Read Death of Innocence : The Story of the Hate Crime That Changed America (9781588363244) Online
Authors: Jesse Rev (FRW) Christopher; Jackson Mamie; Benson Till-Mobley
When I got to his chin, I saw his tongue resting there. It was huge. I never imagined that a human tongue could be that big. Maybe it was the effect of the water, since he had been in the river for several days, or maybe the heat. But as I gazed at the tongue, I couldn’t help but think that it had been choked out of his mouth. I forced myself to move on, to keep going one small section at a time, as if taking this gruesome task in small doses could somehow make it less excruciating. I had started out doing this item analysis with the kind of detachment a forensic doctor might have, but I wasn’t a forensic doctor. I was Emmett’s mother and I was overwhelmed by a mother’s anguish as I continued tracking Emmett through his night of torture. Step by step, as methodically as his killers had mutilated my baby, I was putting him back together again, but only to identify the body.
From the chin I moved up to his right cheek. There was an eyeball hanging down, resting on that cheek. It looked like it was still attached by the optic nerve, but it was just suspended there. I don’t know how I could keep it together enough to do this, but I do recall looking closely enough to see the color of the eye. It was that light hazel brown everyone always
thought was so pretty. Right away, I looked to the other eye. But it wasn’t there. It seemed like someone had taken a nut picker and plucked that one out. Then I glanced down at the mouth, quickly now, because I needed to keep moving. Emmett always had the most beautiful teeth. Even as a little baby, his teeth were
very
unusual. And I recall how much I had hoped that his permanent set would be as perfect as his baby teeth were. Oh, and they were. Just beautiful. So I looked at his teeth, because I knew I could recognize them. Dear God, there were only two now, but they were definitely his. I looked at the bridge of his nose, at the point right between his eyebrows. It had been chopped, maybe with a meat cleaver. It looked as if someone had tenderized his nose.
From there, I went to one of his ears. Even though I could recognize the color of the only eye he had left, and even though those two teeth looked like his teeth, and his ankles and his knees were all so familiar, I felt that I still needed something, something more to let me know this was my child. With everything I had seen and touched, I still could not identify this body as Emmett. Or maybe I was just not ready to admit that this was my baby. So, I looked for his ear. I believe it was his right ear. The little curled-up part at the tip of the lobe.
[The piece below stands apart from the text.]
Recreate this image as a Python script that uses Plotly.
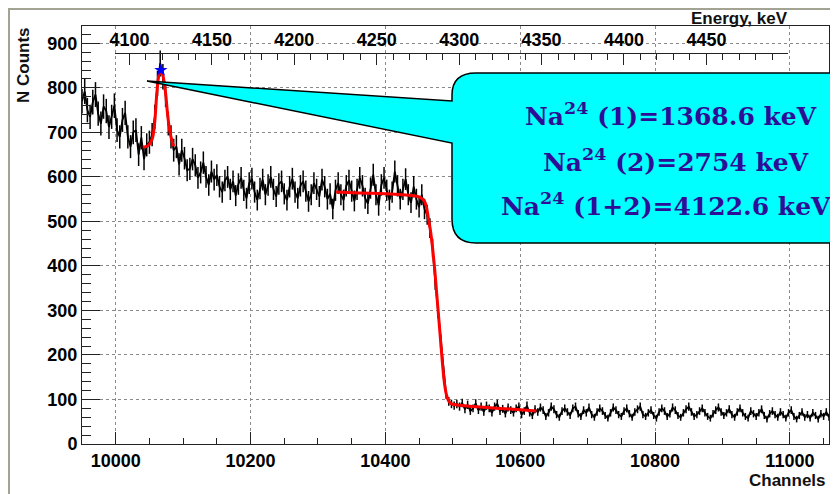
import plotly.graph_objects as go

# ---------------- data ----------------
channels = list(range(9950, 11059, 4))
counts = [
    770, 792, 750, 735, 768, 785, 742, 720, 758, 748,
    712, 735, 760, 705, 690, 728, 744, 690, 668, 700,
    705, 650, 688, 640, 672, 678, 695, 735, 810, 855,
    825, 785, 720, 690, 660, 668, 628, 660, 642, 615,
    618, 640, 626, 598, 610, 632, 600, 582, 612, 594,
    604, 578, 566, 592, 600, 572, 590, 558, 584, 598,
    570, 552, 586, 596, 566, 548, 574, 594, 560, 582,
    600, 572, 556, 584, 590, 562, 548, 578, 596, 566,
    552, 580, 590, 568, 545, 560, 586, 572, 556, 594,
    578, 550, 562, 528, 570, 586, 560, 548, 580, 592,
    568, 546, 572, 598, 580, 552, 540, 575, 605, 560,
    536, 582, 598, 570, 548, 566, 612, 580, 550, 572,
    595, 560, 542, 578, 550, 532, 560, 528, 515, 485,
    440, 365, 300, 230, 160, 112, 96, 90, 86, 90,
    84, 92, 78, 88, 74, 80, 91, 76, 84, 72,
    86, 80, 70, 84, 90, 74, 79, 68, 82, 76,
    70, 80, 84, 66, 74, 86, 70, 64, 78, 72,
    82, 76, 62, 70, 84, 78, 66, 60, 74, 80,
    72, 64, 80, 84, 68, 62, 76, 70, 82, 66,
    60, 72, 80, 74, 64, 58, 70, 82, 76, 66,
    62, 74, 80, 68, 60, 72, 78, 84, 66, 62,
    70, 76, 64, 58, 72, 80, 74, 62, 68, 82,
    76, 64, 60, 70, 78, 84, 72, 62, 66, 74,
    80, 70, 62, 58, 68, 76, 82, 72, 64, 70,
    78, 66, 60, 72, 80, 70, 62, 58, 74, 68,
    62, 70, 78, 64, 56, 68, 74, 66, 60, 72,
    66, 58, 70, 76, 62, 56, 64, 72, 60, 66,
    58, 70, 64, 56, 68, 62, 72, 60,
]

gauss_ch = [10040, 10045, 10049, 10052, 10055, 10058, 10061, 10064, 10067,
            10070, 10074, 10077, 10080, 10082, 10084, 10086]
gauss_val = [667, 668, 672, 678, 690, 725, 788, 828, 840,
             828, 788, 740, 705, 690, 678, 669]

step_ch = [10327, 10360, 10400, 10440, 10450, 10455, 10458, 10461, 10464, 10467,
           10470, 10473, 10476, 10479, 10482, 10485, 10488, 10491, 10494, 10498,
           10510, 10540, 10570, 10600, 10624]
step_val = [566, 564, 562, 558, 555, 550, 545, 532, 505, 478,
            440, 395, 340, 285, 230, 175, 132, 108, 96, 90,
            87, 83, 80, 77, 74]

peak_ch = [10067]
peak_val = [840]

energy_ticks = [4100, 4150, 4200, 4250, 4300, 4350, 4400, 4450]
energy_range = [4091.2, 4499.5]

callout_lines = [
    "Na<sup>24</sup> (1)=1368.6 keV",
    "Na<sup>24</sup> (2)=2754 keV",
    "Na<sup>24</sup> (1+2)=4122.6 keV",
]

# ---------------- layout geometry (screen pixels) ----------------
OX, OY = 8, 8                      # default body margin of the html page
W, H = 838 - 2 * OX, 494 - OY      # visible figure size
SL, SR, ST, SB = 82, 829, 26, 444  # plot area in screen pixels
PW, PH = SR - SL, SB - ST


def px(x):
    return (x - SL) / PW


def py(y):
    return (SB - y) / PH


fig = go.Figure()

fig.add_trace(go.Scatter(
    x=channels, y=counts, mode="lines",
    line=dict(color="black", width=1.8),
    error_y=dict(type="sqrt", color="black", thickness=1.5, width=0),
    showlegend=False, hoverinfo="skip",
))
fig.add_trace(go.Scatter(
    x=gauss_ch, y=gauss_val, mode="lines", line=dict(color="red", width=3, shape="spline"),
    showlegend=False, hoverinfo="skip",
))
fig.add_trace(go.Scatter(
    x=step_ch, y=step_val, mode="lines",
    line=dict(color="red", width=3, shape="spline", smoothing=0.5),
    showlegend=False, hoverinfo="skip",
))
fig.add_trace(go.Scatter(
    x=peak_ch, y=peak_val, mode="markers",
    marker=dict(symbol="star", size=10, color="blue"),
    showlegend=False, hoverinfo="skip",
))
# invisible trace to carry the top energy axis
fig.add_trace(go.Scatter(
    x=energy_range, y=[None, None], xaxis="x2", yaxis="y2", mode="markers",
    showlegend=False, hoverinfo="skip",
))

tickfont = dict(family="Liberation Sans, Arial, sans-serif", size=18, color="#000", weight="bold")
grid = dict(showgrid=True, gridcolor="#8a8a8a", griddash="dot", gridwidth=1)

fig.update_layout(
    width=W, height=H,
    margin=dict(l=SL - OX, r=max(W - (SR - OX), 0), t=ST - OY, b=H - (SB - OY), pad=0),
    paper_bgcolor="white", plot_bgcolor="rgba(0,0,0,0)",
    xaxis=dict(
        range=[9950, 11058], dtick=200, tick0=10000, tickformat="d",
        showline=True, linecolor="#222", linewidth=1, mirror=True,
        ticks="inside", ticklen=12, tickcolor="#222",
        minor=dict(dtick=50, tick0=10000, ticks="inside", ticklen=6, tickcolor="#222", showgrid=False),
        tickfont=tickfont, zeroline=False, **grid,
    ),
    yaxis=dict(
        range=[0, 939], dtick=100, tick0=0, tickformat="d",
        showline=True, linecolor="#222", linewidth=1, mirror=True,
        ticks="inside", ticklen=18, tickcolor="#222",
        minor=dict(dtick=20, tick0=0, ticks="inside", ticklen=9, tickcolor="#222", showgrid=False),
        tickfont=tickfont, zeroline=False, **grid,
    ),
    xaxis2=dict(
        range=energy_range, domain=[px(115), px(788)], anchor="free",
        position=py(53), side="top", tickformat="d",
        tickvals=energy_ticks, showline=True, linecolor="#222", linewidth=1,
        ticks="inside", ticklen=11, tickcolor="#222",
        minor=dict(dtick=10, tick0=4100, ticks="inside", ticklen=6, tickcolor="#222", showgrid=False),
        showgrid=False, zeroline=False, tickfont=tickfont,
    ),
    yaxis2=dict(range=[0, 939], overlaying="y", anchor="x2", visible=False, showgrid=False),
)

# outer grey border (as close to the page corner as the figure allows)
fig.add_shape(type="rect", xref="paper", yref="paper",
              x0=px(9), y0=py(9), x1=px(900), y1=py(560),
              line=dict(color="#a3a394", width=2), fillcolor="rgba(0,0,0,0)", layer="below")


def P(x, y):
    return f"{px(x):.5f},{py(y):.5f}"


# callout (speech balloon)
path = (
    f"M {P(147, 81)} L {P(452, 101)} "
    f"L {P(452, 95)} Q {P(452, 73)} {P(476, 73)} "
    f"L {P(870, 73)} L {P(870, 243)} L {P(476, 243)} "
    f"Q {P(452, 243)} {P(452, 219)} L {P(452, 143)} Z"
)
fig.add_shape(type="path", xref="paper", yref="paper", path=path,
              fillcolor="#00FFFF", line=dict(color="black", width=1.5), layer="above")

textfont = dict(family="DejaVu Serif, serif", size=25, color="#2E0E96", weight="bold")
for line_txt, xx, yy in zip(callout_lines, [671, 676, 666], [115, 160, 205]):
    fig.add_annotation(x=px(xx), y=py(yy), xref="paper", yref="paper",
                       text=line_txt, showarrow=False,
                       xanchor="center", yanchor="middle", font=textfont)

titlefont = dict(family="Liberation Sans, Arial, sans-serif", size=17, color="#111", weight="bold")
fig.add_annotation(x=px(24), y=py(25), xref="paper", yref="paper", text="N Counts",
                   textangle=-90, showarrow=False, xanchor="center", yanchor="top", font=titlefont)
fig.add_annotation(x=px(828), y=py(480), xref="paper", yref="paper", text="Channels",
                   showarrow=False, xanchor="right", yanchor="middle", font=titlefont)
fig.add_annotation(x=px(790), y=py(19), xref="paper", yref="paper", text="Energy, keV",
                   showarrow=False, xanchor="right", yanchor="middle", font=titlefont)

fig.write_html("out.html", config=dict(displayModeBar=False))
And that’s when I found out that the right ear had been cut almost in half. The part I was looking for wasn’t even there anymore. And I don’t know what had happened to that part of his ear, but it wasn’t on the back part of his skull. I did check. And when I did, I saw that someone—Milam or Bryant—had taken a hatchet and had cut through the top of his head, from ear to ear. The back of his head was loose from the front part of his face. As I moved around, I saw a bullet hole slightly back from the temple area. And I could see light shining through the hole on the other side, where the bullet left the skull. That’s when I had to stop. My momentum was broken. With all the grisly things I had just witnessed in silence, it was that one bullet hole that finally caused me to speak.
“Did they have to
shoot
him?” I mean, he had to be dead by then.
It was Emmett. I knew it the way a mother knows every part of herself. Especially her child. I had examined every part of him I had ever loved, every part of him I had nurtured and helped to mend. I looked deeply at that entire body for something, anything that would help me find my son. Finally, I found him. And lost him.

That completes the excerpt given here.